Synopses & Reviews
Synopsis
At the beginning of Pudd'nhead Wilson a young slave woman, fearing for her infant's son's life, exchanges her light-skinned child with her master's. From this rather simple premise Mark Twain fashioned one of his most entertaining, funny, yet biting novels. On its surface, Pudd'nhead Wilson possesses all the elements of an engrossing nineteenth-century mystery: reversed identities, a horrible crime, an eccentric detective, a suspenseful courtroom drama, and a surprising, unusual solution. Yet it is not a mystery novel. Seething with the undercurrents of antebellum southern culture, the book is a savage indictment in which the real criminal is society, and racial prejudice and slavery are the crimes. Written in 1894, Pudd'nhead Wilson glistens with characteristic Twain humor, with suspense, and with pointed irony: a gem among the author's later works.
Synopsis
Determined that her baby son Tom shall not share her fate and remain in slavery, Roxy secretly exchanges him with his playmate Chambers, the son of her master. The two boys' lives in the quiet Missouri town of Dawson's Landing remain entwined even though they take very different directions. The indulged Tom (now heir to a fortune rightfully that of Chambers) goes to Yale, where he learns how to drink and gamble, while Chambers looks set to remain a subservient drudge. But then a strange sequence of events begins - one in which the much-derided lawyer, 'Pudd'nhead' Wilson, has a key part to play - and changes everything. Darkly ironic, blending farce and tragedy, Pudd'nhead Wilson is a complex and fascinating depiction of human nature under slavery.
About the Author
Mark Twain was born Samuel Langhorne Clemens in Florida, Missouri, in 1835, and died at Redding, Connecticut in 1910. In his person and in his pursuits he was a man of extraordinary contrasts.

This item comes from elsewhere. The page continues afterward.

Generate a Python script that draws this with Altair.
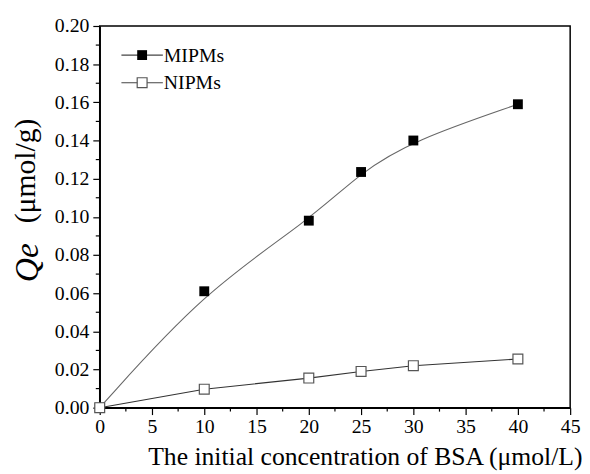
import altair as alt
import pandas as pd

conc = [0, 10, 20, 25, 30, 40]
mipms = [0.0, 0.061, 0.098, 0.1235, 0.140, 0.159]
nipms = [0.0, 0.0097, 0.0155, 0.019, 0.022, 0.0255]

x_major = [0, 5, 10, 15, 20, 25, 30, 35, 40, 45]
x_minor = [2.5, 7.5, 12.5, 17.5, 22.5, 27.5, 32.5, 37.5, 42.5]
y_major = [0.0, 0.02, 0.04, 0.06, 0.08, 0.10, 0.12, 0.14, 0.16, 0.18, 0.20]
y_minor = [0.01, 0.03, 0.05, 0.07, 0.09, 0.11, 0.13, 0.15, 0.17, 0.19]

FONT = "Liberation Serif"

df_m = pd.DataFrame({"x": conc, "y": mipms})
df_n = pd.DataFrame({"x": conc, "y": nipms})
df_xmin = pd.DataFrame({"x": x_minor})
df_ymin = pd.DataFrame({"y": y_minor})
one = pd.DataFrame({"a": [0]})

xscale = alt.Scale(domain=[0, 45], nice=False, zero=False)
yscale = alt.Scale(domain=[0, 0.2], nice=False, zero=False)

common = dict(
    labelFont=FONT, labelFontSize=20, labelColor="black",
    labelFlush=False, labelOverlap=False,
    domainColor="black", domainWidth=1.5, tickColor="black", tickWidth=1.2,
    grid=False,
)

xaxis = alt.Axis(
    values=x_major,
    tickSize=7,
    labelPadding=2,
    title="The initial concentration of BSA (μmol/L)",
    titleFont=FONT, titleFontWeight="normal", titleColor="black",
    titleFontSize=26,
    titleX=489, titleY=58, titleAlign="right", titleBaseline="alphabetic",
    **common,
)
yaxis = alt.Axis(
    values=y_major,
    format=".2f",
    tickSize=7,
    labelPadding=4,
    title=None,
    **common,
)

line_m = alt.Chart(df_m).mark_line(color="#666666", strokeWidth=1.1, interpolate="basis").encode(
    x=alt.X("x:Q", scale=xscale, axis=xaxis),
    y=alt.Y("y:Q", scale=yscale, axis=yaxis),
)
line_n = alt.Chart(df_n).mark_line(color="#333333", strokeWidth=1.1).encode(
    x=alt.X("x:Q", scale=xscale, axis=xaxis),
    y=alt.Y("y:Q", scale=yscale, axis=yaxis),
)
pts_m = alt.Chart(df_m).mark_point(shape="square", filled=True, color="black", size=100, opacity=1).encode(
    x=alt.X("x:Q", scale=xscale, axis=xaxis),
    y=alt.Y("y:Q", scale=yscale, axis=yaxis),
)
pts_n = alt.Chart(df_n).mark_point(shape="square", filled=True, fill="white", stroke="#555555",
                                   strokeWidth=1.2, size=100, opacity=1).encode(
    x=alt.X("x:Q", scale=xscale, axis=xaxis),
    y=alt.Y("y:Q", scale=yscale, axis=yaxis),
)

# minor ticks
xminor = alt.Chart(df_xmin).mark_rule(color="black", strokeWidth=1.2).encode(
    x=alt.X("x:Q", scale=xscale, axis=xaxis), y=alt.value(387), y2=alt.value(391))
yminor = alt.Chart(df_ymin).mark_rule(color="black", strokeWidth=1.2).encode(
    y=alt.Y("y:Q", scale=yscale, axis=yaxis), x=alt.value(0), x2=alt.value(-4))

# legend
leg_rule_m = alt.Chart(one).mark_rule(color="#444444", strokeWidth=1.1).encode(
    x=alt.value(22), x2=alt.value(64), y=alt.value(29.5))
leg_rule_n = alt.Chart(one).mark_rule(color="#444444", strokeWidth=1.1).encode(
    x=alt.value(22), x2=alt.value(64), y=alt.value(57.5))
leg_pt_m = alt.Chart(one).mark_point(shape="square", filled=True, color="black", size=100, opacity=1).encode(
    x=alt.value(43), y=alt.value(29.5))
leg_pt_n = alt.Chart(one).mark_point(shape="square", filled=True, fill="white", stroke="#555555",
                                     strokeWidth=1.2, size=100, opacity=1).encode(
    x=alt.value(43), y=alt.value(57.5))
leg_txt_m = alt.Chart(one).mark_text(font=FONT, fontSize=20, align="left", baseline="middle", color="black").encode(
    x=alt.value(65), y=alt.value(30), text=alt.value("MIPMs"))
leg_txt_n = alt.Chart(one).mark_text(font=FONT, fontSize=20, align="left", baseline="middle", color="black").encode(
    x=alt.value(65), y=alt.value(58), text=alt.value("NIPMs"))

# y title
ytitle_unit = alt.Chart(one).mark_text(font=FONT, fontSize=30, angle=270, align="center",
                                       baseline="middle", color="black").encode(
    x=alt.value(-75), y=alt.value(147), text=alt.value("(μmol/g)"))
ytitle_qe = alt.Chart(one).mark_text(font=FONT, fontSize=34, fontStyle="italic", angle=270, align="center",
                                     baseline="middle", color="black").encode(
    x=alt.value(-73), y=alt.value(240), text=alt.value("Qe"))

chart = alt.layer(
    line_m, line_n, xminor, yminor, pts_m, pts_n,
    leg_rule_m, leg_rule_n, leg_pt_m, leg_pt_n, leg_txt_m, leg_txt_n,
    ytitle_unit, ytitle_qe,
).properties(
    width=477, height=387,
    background="white",
    autosize=alt.AutoSizeParams(type="none"),
    padding={"left": 93, "top": 15, "right": 12, "bottom": 64},
).configure_view(
    stroke="black", strokeWidth=1.5
).configure_axis(
    labelFont=FONT, labelFontSize=20, labelColor="black",
    titleFont=FONT, titleFontWeight="normal", titleColor="black",
)

chart.save("out.html", embed_options={"renderer": "svg", "actions": False})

Although he left school at twelve when his father died, he was eventually awarded honorary degrees from Yale University, the University of Missouri, and Oxford University. His career encompassed such varied occupations as printer, Mississippi riverboat pilot, journalist, travel writer, and publisher. He made fortunes from his writing but toward the end of his life he had to resort to lecture tours to pay his debts. He was hot-tempered, profane, and sentimental-and also pessimistic, cynical, and tortured by self-doubt. His nostalgia helped produce some of his best books. He lives in American letters as a great artist, the writer whom William Dean Howells called "the Lincoln of our literature."